XVI INQUA Congress

Paper No. 16
Presentation Time: 1:30 PM-4:30 PM

LATE HOLOCENE ALLUVIAL RESPONSE TO HYDRO-CLIMATIC CHANGE IN THE UPPER REPUBLICAN RIVER BASIN, GREAT PLAINS, USA


DANIELS, J. Michael, Department of Geography, Univ of Wyoming, P.O. Box 3371, Laramie, WY 82071-3371, jmd@uwyo.edu

Late Holocene alluvial records from the central Great Plains, USA, demonstrate a strong relationship between rates of past fluvial processes and century- to millennial-scale hydro-climatologic change. Field-based research from the upper Republican River basin, southwestern Nebraska, provides evidence of late Holocene fluvial processes in the form of soil-stratigraphic and morpho-stratigraphic relationships, alluvial sedimentology, and radiocarbon age determinations. Aggradation of semiarid floodplains occurred sometime after 3500 yr B.P. until the onset of widespread regional drought during the Medieval Warm Period (MWP) (1200 to 800 yr B.P.). This aggradation episode was punctuated by multiple periods of reduced aggradation rates and consequent formation of cumulic floodplain soils. Subsequently, MWP drought caused rapid, widespread channel incision across the central Great Plains and resulted in the formation of ubiquitous late Holocene terraces. MWP channel incision likely resulted from drought-induced reduction in the density of prairie grasses and the associated increase in surface runoff rates and sediment transport capacities of ephemeral streams. Following the MWP incision episode, channels in the region aggraded rapidly, generating floodplain stratigraphy with well-preserved sedimentary structures and an absence of pedogenic features.
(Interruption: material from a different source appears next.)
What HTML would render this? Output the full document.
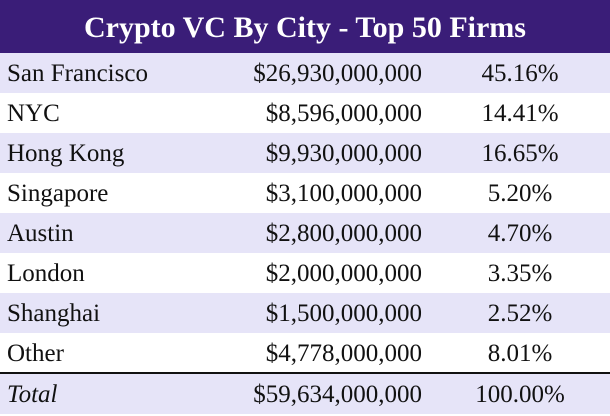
<!DOCTYPE html>
<html><head><style>
body{margin:0;width:610px;height:414px;overflow:hidden;background:#fff;font-family:"Liberation Serif",serif;}
.h{position:absolute;left:0;top:0;width:610px;height:53px;background:#3a1d78;color:#fff;font-weight:bold;font-size:30px;text-align:center;line-height:55px;}
.r{position:absolute;left:0;width:610px;height:40px;font-size:25px;line-height:42px;color:#111;}
.l{background:#e6e4f8;}
.c{position:absolute;left:7px;}
.a{position:absolute;right:188px;}
.p{position:absolute;left:455px;width:130px;text-align:center;}
.ln{position:absolute;left:0;top:372px;width:610px;height:2px;background:#111;}
</style></head><body>
<div class="h">Crypto VC By City - Top 50 Firms</div>
<div class="r l" style="top:53px"><span class="c">San Francisco</span><span class="a">$26,930,000,000</span><span class="p">45.16%</span></div>
<div class="r" style="top:93px"><span class="c">NYC</span><span class="a">$8,596,000,000</span><span class="p">14.41%</span></div>
<div class="r l" style="top:133px"><span class="c">Hong Kong</span><span class="a">$9,930,000,000</span><span class="p">16.65%</span></div>
<div class="r" style="top:173px"><span class="c">Singapore</span><span class="a">$3,100,000,000</span><span class="p">5.20%</span></div>
<div class="r l" style="top:213px"><span class="c">Austin</span><span class="a">$2,800,000,000</span><span class="p">4.70%</span></div>
<div class="r" style="top:253px"><span class="c">London</span><span class="a">$2,000,000,000</span><span class="p">3.35%</span></div>
<div class="r l" style="top:293px"><span class="c">Shanghai</span><span class="a">$1,500,000,000</span><span class="p">2.52%</span></div>
<div class="r" style="top:333px"><span class="c">Other</span><span class="a">$4,778,000,000</span><span class="p">8.01%</span></div>
<div class="ln"></div>
<div class="r l" style="top:374px"><span class="c" style="font-style:italic">Total</span><span class="a">$59,634,000,000</span><span class="p">100.00%</span></div>
</body></html>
Paleoclimatic conditions responsible for such widespread and synchronous episodes of aggradation and incision are inferred by analysis of proxy records and contemporary hydro-climatic processes. Proxy records indicate that droughts were more common, more intense and longer lasting during the MWP on the Great Plains than during the period of instrumental record (including the severe droughts of the 1930s and 1950s). Nevertheless, contemporary synoptic-scale conditions responsible for drought provide insight into the mechanisms responsible for widespread late Holocene geomorphic adjustment.